Poderiam ter preparado um plano B, mas deixaram tudo como estava. Também teriam a possibilidade de turbinar alguns nomes do partido para trabalhar a ribalta nacional, mas permaneceram inertes. Quando perceberam que Biden tinha chances quase que inequívocas de derrota, já era tarde. O que restou nos quadros do Partido Democrata? Políticos regionais ou totalmente ligados à cultura woke.

Como se sabe, os preceitos woke têm grande receptividade em grandes centros urbanos americanos, como Nova York, Chicago ou Los Angeles. Mas capengam no restante do país, especialmente nos estados do Meio Oeste. Este é um ponto importante dentro na política americana: como trabalhar a opinião pública para sensibilizar os eleitores com projetos de inclusão?

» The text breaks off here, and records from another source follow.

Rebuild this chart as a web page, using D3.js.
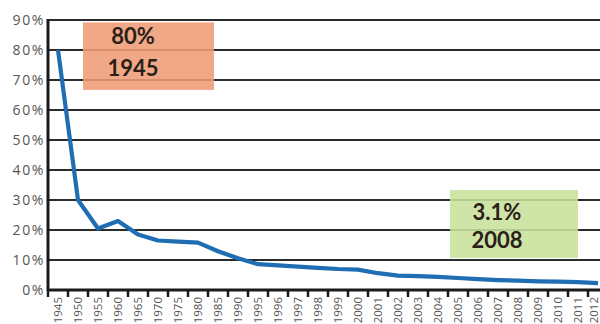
<!DOCTYPE html>
<html>
<head>
<meta charset="utf-8">
<script src="https://cdn.jsdelivr.net/npm/d3@7"></script>
<style>
  html, body { margin: 0; padding: 0; background: #fff; overflow: hidden; }
  svg { display: block; }
</style>
</head>
<body>
<svg id="chart" width="600" height="324"></svg>
<script>
// Years on the category axis (five-year steps first, then yearly)
const years = ["1945","1950","1955","1960","1965","1970","1975","1980","1985","1990","1995",
  "1996","1997","1998","1999","2000","2001","2002","2003","2004","2005","2006","2007",
  "2008","2009","2010","2011","2012"];

// Share (%) for each year
const shares = [80, 30, 20.5, 23, 18.5, 16.5, 16.1, 15.8, 12.9, 10.6, 8.6,
  8.2, 7.8, 7.4, 7.0, 6.8, 5.6, 4.8, 4.6, 4.4, 4.0, 3.6, 3.3,
  3.1, 2.9, 2.8, 2.6, 2.3];

// Y axis ticks (%)
const yTicks = [0, 10, 20, 30, 40, 50, 60, 70, 80, 90];

// Callout boxes: value label, year label
const calloutLabels = ["80%", "3.1%"];
const calloutYears = ["1945", "2008"];

const svg = d3.select("#chart");
const plotLeft = 48, plotRight = 608, plotTop = 20, plotBottom = 290;

const x = d3.scaleBand().domain(years).range([plotLeft, plotRight]).padding(0);
const y = d3.scaleLinear().domain([0, 90]).range([plotBottom, plotTop]);

// Horizontal gridlines
svg.append("g")
  .selectAll("line")
  .data(yTicks.filter(d => d > 0))
  .join("line")
  .attr("x1", plotLeft).attr("x2", 600)
  .attr("y1", d => y(d)).attr("y2", d => y(d))
  .attr("stroke", "#2b2b2b")
  .attr("stroke-width", 2);

// Y tick labels
svg.append("g")
  .selectAll("text")
  .data(yTicks)
  .join("text")
  .attr("x", 45)
  .attr("y", d => y(d))
  .attr("dy", "0.36em")
  .attr("text-anchor", "end")
  .attr("font-family", "'Open Sans', sans-serif")
  .attr("font-size", 14)
  .attr("letter-spacing", 1.6)
  .attr("fill", "#555")
  .text(d => d + "%");

// Callout boxes (drawn over the grid, slightly translucent)
const callouts = [
  { fill: "#ef9c76", x0: 83, x1: 214, y0: 89.2, y1: 66.7, tx: 133, l1: 44, l2: 76 },
  { fill: "#c8e19c", x0: 450, x1: 578, y0: 33.3, y1: 10.7, tx: 497, l1: 220, l2: 248 }
];
const cg = svg.append("g");
callouts.forEach((c, i) => {
  cg.append("rect")
    .attr("x", c.x0).attr("width", c.x1 - c.x0)
    .attr("y", y(c.y0)).attr("height", y(c.y1) - y(c.y0))
    .attr("fill", c.fill)
    .attr("fill-opacity", 0.88);
  [calloutLabels[i], calloutYears[i]].forEach((t, j) => {
    cg.append("text")
      .attr("x", c.tx)
      .attr("y", j === 0 ? c.l1 : c.l2)
      .attr("text-anchor", "middle")
      .attr("font-family", "Lato, sans-serif")
      .attr("font-weight", 700)
      .attr("font-size", 22)
      .attr("fill", "#2a2018")
      .text(t);
  });
});

// Data line
const line = d3.line()
  .x((d, i) => x(years[i]) + x.bandwidth() / 2)
  .y(d => y(d));
svg.append("path")
  .datum(shares)
  .attr("d", line)
  .attr("fill", "none")
  .attr("stroke", "#1f6db3")
  .attr("stroke-width", 4.2)
  .attr("stroke-linejoin", "round");

// Axes lines
svg.append("line")
  .attr("x1", plotLeft).attr("x2", plotLeft)
  .attr("y1", plotTop - 1).attr("y2", plotBottom + 1)
  .attr("stroke", "#1a1a1a").attr("stroke-width", 3);
svg.append("line")
  .attr("x1", plotLeft - 1).attr("x2", 600)
  .attr("y1", plotBottom).attr("y2", plotBottom)
  .attr("stroke", "#1a1a1a").attr("stroke-width", 3);

// Category ticks at band boundaries
svg.append("g")
  .selectAll("line")
  .data(years)
  .join("line")
  .attr("x1", d => x(d)).attr("x2", d => x(d))
  .attr("y1", plotBottom).attr("y2", plotBottom + 7)
  .attr("stroke", "#1a1a1a")
  .attr("stroke-width", 2.5);

// Rotated year labels (the last one sits at the right edge)
svg.append("g")
  .selectAll("text")
  .data(years)
  .join("text")
  .attr("transform", (d, i) => `translate(${Math.min(x(d) + x.bandwidth() / 2, 594)},297) rotate(-90)`)
  .attr("text-anchor", "end")
  .attr("dy", "0.36em")
  .attr("font-family", "'Open Sans', sans-serif")
  .attr("font-size", 11.5)
  .attr("fill", "#555")
  .text(d => d);
</script>
</body>
</html>
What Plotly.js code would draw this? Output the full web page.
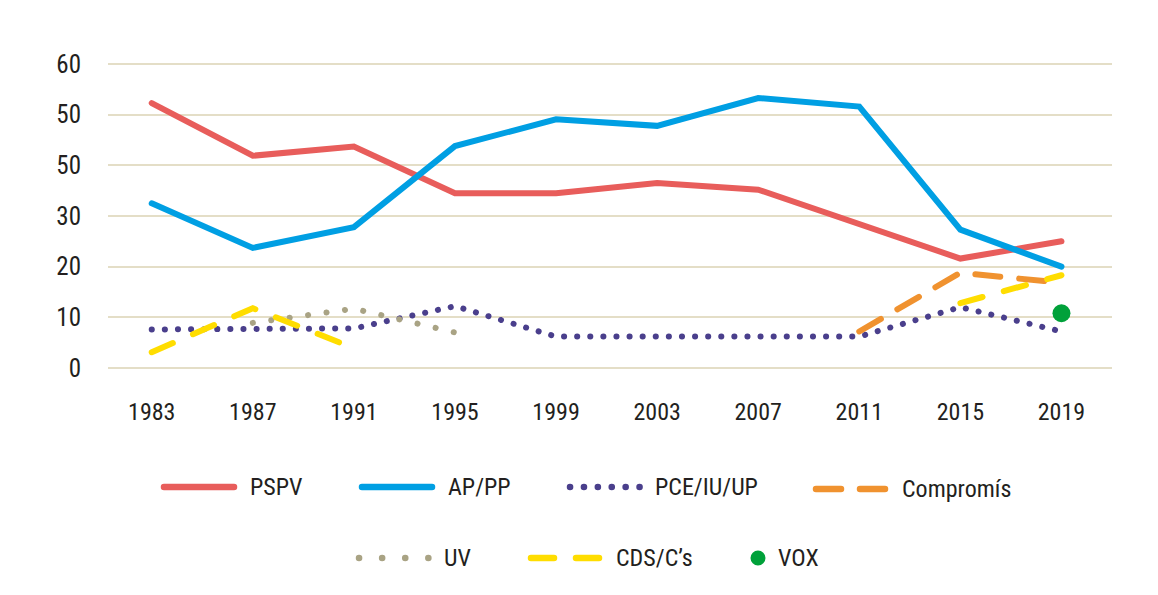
<!DOCTYPE html>
<html>
<head>
<meta charset="utf-8">
<script src="https://cdn.plot.ly/plotly-3.0.1.min.js"></script>
<style>
  html, body { margin: 0; padding: 0; background: #ffffff; }
  #chart { width: 1158px; height: 595px; }
</style>
</head>
<body>
<div id="chart"></div>
<script>
// ---- Data ----
const years = [1983, 1987, 1991, 1995, 1999, 2003, 2007, 2011, 2015, 2019];
const pspv      = [52.3, 41.9, 43.7, 34.5, 34.5, 36.5, 35.2, 28.5, 21.6, 25.0];
const appp      = [32.5, 23.7, 27.8, 43.8, 49.1, 47.8, 53.3, 51.6, 27.3, 20.0];
const pceIuUp   = [7.6, 7.7, 7.8, 12.2, 6.2, 6.2, 6.2, 6.2, 12.0, 7.2];
const uv        = [null, 8.9, 11.7, 7.0, null, null, null, null, null, null];
const compromis = [null, null, null, null, null, null, null, 7.2, 18.8, 16.8];
const cdsCs     = [3.1, 11.8, 3.9, null, null, null, null, null, 12.8, 18.3];
const vox       = [null, null, null, null, null, null, null, null, null, 10.8];

const yTickVals = [0, 10, 20, 30, 40, 50, 60];
const yTickText = ['0', '10', '20', '30', '50', '50', '60'];

const seriesNames = ['PSPV', 'AP/PP', 'PCE/IU/UP', 'Compromís', 'UV', 'CDS/C’s', 'VOX'];

// ---- Styles ----
const FONT = '"Roboto Condensed", "Liberation Sans Narrow", "DejaVu Sans Condensed", "Arial Narrow", Roboto, sans-serif';
const TXT = '#231f20';
const C = {
  pspv: '#e85d5b', appp: '#009fe3', pce: '#4a3f8c', comp: '#f0922f',
  uv: '#a9a384', cds: '#ffdd00', vox: '#00a13a'
};
const DOT_PCE = '0.1px,13px';
const DOT_UV = '0.1px,18.5px';
const DASH_CDS = '23px,22px';
const DASH_COMP = '25px,19px';

const traces = [
  {x: years, y: pspv, name: seriesNames[0], mode: 'lines', line: {color: C.pspv, width: 6}},
  {x: years, y: appp, name: seriesNames[1], mode: 'lines', line: {color: C.appp, width: 6}},
  {x: years, y: pceIuUp, name: seriesNames[2], mode: 'lines', line: {color: C.pce, width: 6, dash: DOT_PCE}},
  {x: years, y: uv, name: seriesNames[4], mode: 'lines', line: {color: C.uv, width: 6, dash: DOT_UV}},
  {x: years, y: compromis, name: seriesNames[3], mode: 'lines', line: {color: C.comp, width: 6, dash: DASH_COMP}},
  {x: years, y: cdsCs, name: seriesNames[5], mode: 'lines', line: {color: C.cds, width: 6, dash: DASH_CDS}},
  {x: years, y: vox, name: seriesNames[6], mode: 'markers', marker: {color: C.vox, size: 18}}
];

// ---- Layout geometry ----
const M = {l: 108, r: 46, t: 59, b: 222};
const W = 1158, H = 595;
const pw = W - M.l - M.r, ph = H - M.t - M.b;
const px2x = px => (px - M.l) / pw;
const py2y = py => (H - M.b - py) / ph;

// Custom legend (positions only; names/colours come from arrays above)
const legendItems = [
  {name: seriesNames[0], color: C.pspv, kind: 'line', dash: 'solid', x0: 164, x1: 234, tx: 248, y: 487},
  {name: seriesNames[1], color: C.appp, kind: 'line', dash: 'solid', x0: 362, x1: 432, tx: 446, y: 487},
  {name: seriesNames[2], color: C.pce, kind: 'line', dash: '0.1px,13.8px', x0: 570, x1: 640, tx: 653, y: 487},
  {name: seriesNames[3], color: C.comp, kind: 'line', dash: '25px,19px', x0: 816, x1: 886, tx: 900, y: 489},
  {name: seriesNames[4], color: C.uv, kind: 'line', dash: '0.1px,23px', x0: 359, x1: 428.6, tx: 442, y: 558},
  {name: seriesNames[5], color: C.cds, kind: 'line', dash: '23px,22px', x0: 531, x1: 600, tx: 614, y: 558},
  {name: seriesNames[6], color: C.vox, kind: 'dot', x0: 758, tx: 776, y: 558}
];

const shapes = [];
const annotations = [];
legendItems.forEach(it => {
  if (it.kind === 'line') {
    shapes.push({type: 'line', xref: 'paper', yref: 'paper', layer: 'above',
      x0: px2x(it.x0), x1: px2x(it.x1), y0: py2y(it.y), y1: py2y(it.y),
      line: {color: it.color, width: 6.5, dash: it.dash}});
  } else {
    shapes.push({type: 'circle', xref: 'paper', yref: 'paper', layer: 'above',
      xsizemode: 'pixel', ysizemode: 'pixel',
      xanchor: px2x(it.x0), yanchor: py2y(it.y),
      x0: -7.5, x1: 7.5, y0: -7.5, y1: 7.5,
      fillcolor: it.color, line: {width: 0}});
  }
  annotations.push({xref: 'paper', yref: 'paper', x: px2x(it.tx), y: py2y(it.y),
    xanchor: 'left', yanchor: 'middle', showarrow: false, text: it.name,
    font: {family: FONT, size: 24, color: TXT, stretch: 'condensed'}});
});

const layout = {
  width: W, height: H,
  margin: M,
  paper_bgcolor: '#ffffff', plot_bgcolor: '#ffffff',
  showlegend: false,
  font: {family: FONT, color: TXT},
  xaxis: {
    range: [1981.27, 2021.0],
    tickvals: years,
    ticktext: years.map(String),
    showgrid: false, zeroline: false, showline: false,
    ticks: '', ticklabelstandoff: 22,
    tickfont: {family: FONT, size: 24, color: TXT, stretch: 'condensed'}
  },
  yaxis: {
    range: [-1, 61],
    tickvals: yTickVals,
    ticktext: yTickText,
    showgrid: true, gridcolor: '#e4dec7', gridwidth: 2,
    zeroline: false, showline: false,
    ticks: '', ticklabelstandoff: 26,
    tickfont: {family: FONT, size: 25, color: TXT, stretch: 'condensed'}
  },
  shapes: shapes,
  annotations: annotations
};

Plotly.newPlot('chart', traces, layout, {staticPlot: true, displayModeBar: false}).then(() => {
  document.querySelectorAll('.scatterlayer path.js-line, .shapelayer path').forEach(p => {
    p.style.strokeLinecap = 'round';
  });
});
</script>
</body>
</html>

Dois democratas fizeram isso com maestria, em uma época em que os “wokes” ainda não existiam e, assim, não havia a tentativa de se impor na marra valores progressistas à totalidade do país. Estamos falando de John Kennedy e de Bill Clinton, que conseguiram avanços significativos neste campo sem usar um discurso agressivo ou militante.

Além de ser vítima de etarismo, Biden ainda peca pela falta de personalidade em sua administração. A gestão democrata não tem exatamente uma grande bandeira que se pode explorar. Neste sentido, parece bastante com o mandato de Jimmy Carter, com uma diferença crucial: a economia, em comparação com o que ocorreu entre os anos 1977 e 1980, vai muito bem.

Trump perdeu quatro anos atrás por questões que ultrapassaram a agenda econômica. Desta vez, a mesma coisa – com ingredientes diferentes – vai ocorrer com Biden. O tiro desferido em Pensilvânia, no entanto, deu a ele uma chance ímpar: a de se apresentar como um guerreiro do conservadorismo e dos valores tradicionais americanos.

Trata-se de uma guerra de rejeições, mas o atentado turbinou Trump de uma forma quase que irreversível. Somente uma grande virada, com a escolha de um novo candidato democrata, poderia virar o jogo. Mas isso, a essa altura, parece ser impossível.